Sens. Richard Burr, left, and Mark R. Warner, right, enter a meeting of the Senate Intelligence Committee on Capitol Hill on Sept. 7, 2017. (Aaron P. Bernstein/Getty Images)

Senate Intelligence Committee leaders are expected on Wednesday to largely endorse the intelligence community's findings that Russia sought to sway the 2016 U.S. elections through a hacking and influence campaign as they sound the alarm that states preparing for the coming election season must be vigilant against similar threats.

The planned news conference from Sens. Richard Burr (R-N.C.) and Mark R. Warner (D-Va.) has been billed as a forum for the two panel leaders to give the public an interim status update on the committee's long-running investigation of allegations Russia attempted to meddle in the 2016 U.S. elections, and members of the Trump campaign may have colluded with Kremlin officials to improve their chance of victory. It is one of only a handful of public events the Senate Intelligence Committee has held in the nine months since commencing its probe.

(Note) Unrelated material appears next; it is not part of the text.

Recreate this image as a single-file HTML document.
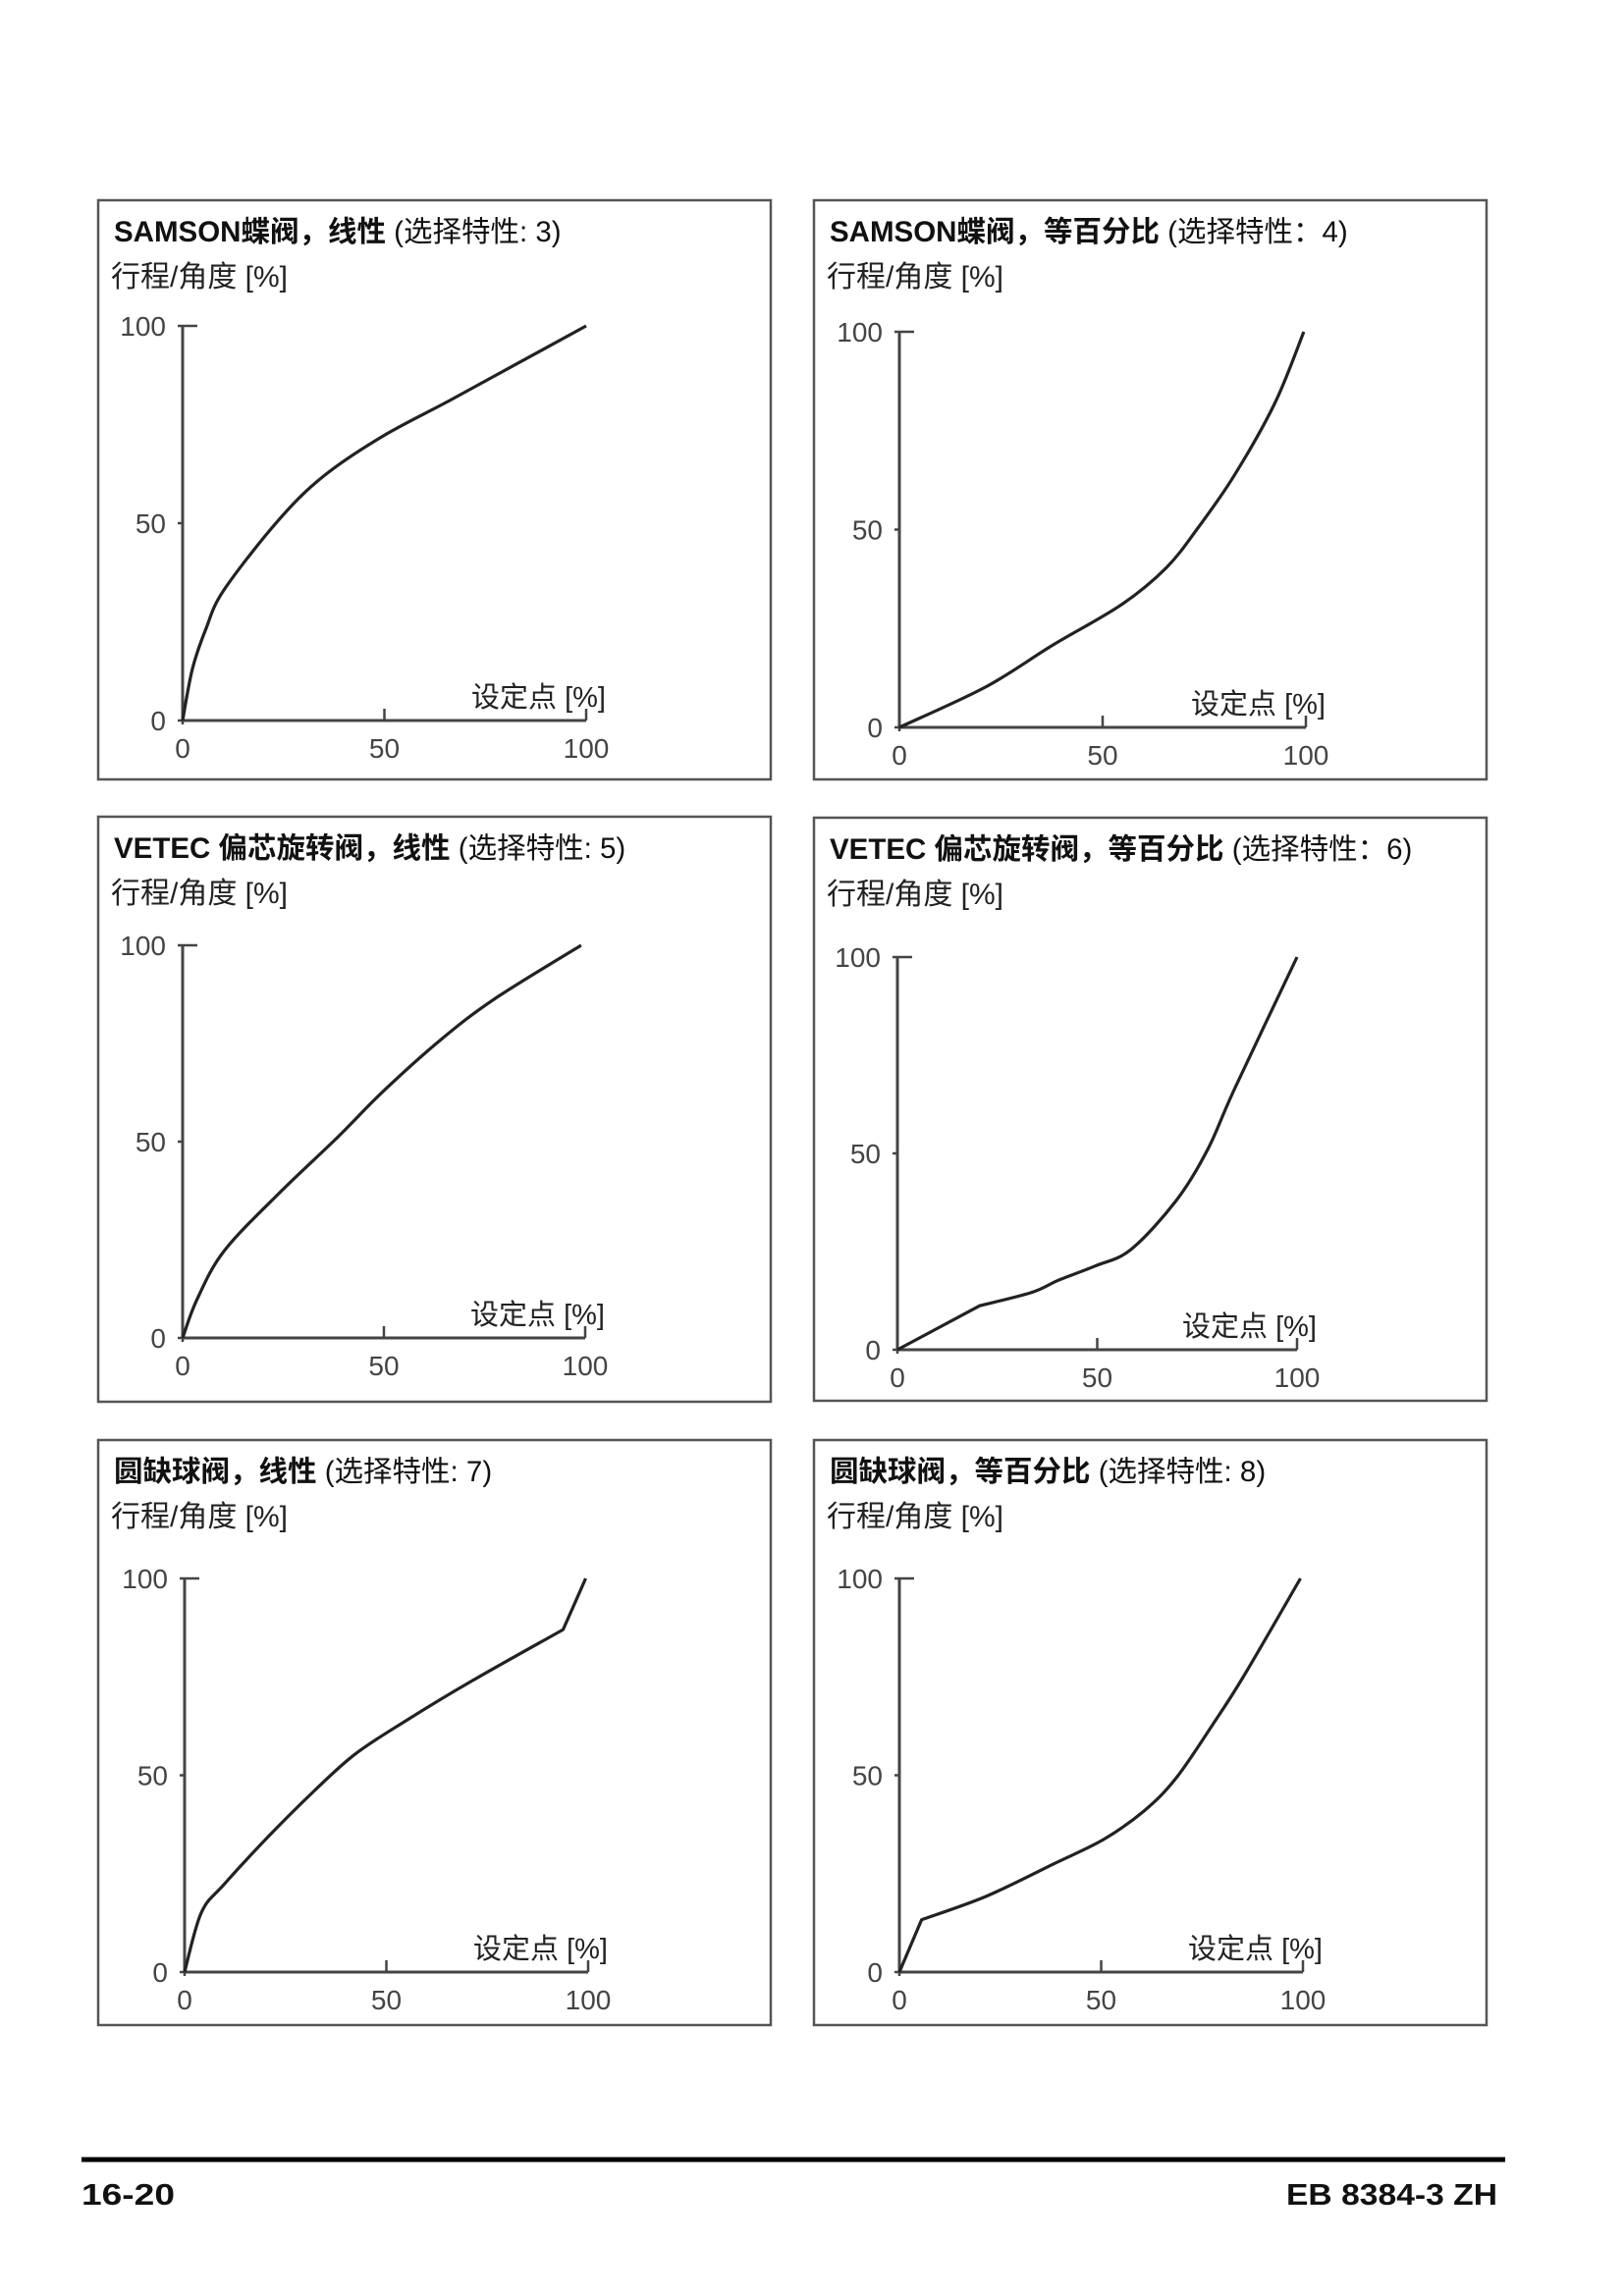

In the course of that investigation, committee members and staff investigators have interviewed several members of the intelligence community and Trump's inner circle, mostly behind closed doors — including former campaign chief Paul Manafort and current senior adviser Jared Kushner, who is also President Trump's son-in-law. They have also spoken with senior executives of social media companies like Facebook and Twitter, which carried many of the Russian-backed ads and falsified accounts that tried to exploit popular divisions in the run-up to the election. The committee is expected to continue those conversations in a public hearing with the tech giants early next month; Burr and Warner may share additional information about the social media-focused part of their probe on Wednesday.

The Senate Intelligence Committee is one of three congressional panels looking into aspects of alleged Russian meddling in the 2016 elections, and one of two committees directly reviewing the intelligence community's report on Russian active measures. Despite considerable political controversy surrounding those probes, most members of Trump's national security team have endorsed the intelligence community's findings. The president himself has yet to say he believes them.

The intelligence committee has had unprecedented access to classified files during the course of this investigation, and has spent significantly longer vetting the intelligence community's report than officials took to write it. Though Burr has set an aspirational deadline of wrapping up its probe by the end of the year, he and Warner are not expected to release an interim report on Wednesday, according to sources familiar with their plans.

There is a sense among committee officials the panel cannot wait until its probe is fully done to impress upon the public Russia can and probably will act again.

Burr, Warner, and the spy chiefs they have called to testify before their panel in occasional public hearings have stressed the 2016 elections probably only emboldened Russia's resolve to meddle in future American elections, using similar tactics. Though 2018 is not a presidential election year, it could prove to be a pivotal contest for Congress — and the primary season begins in March, less than six months away.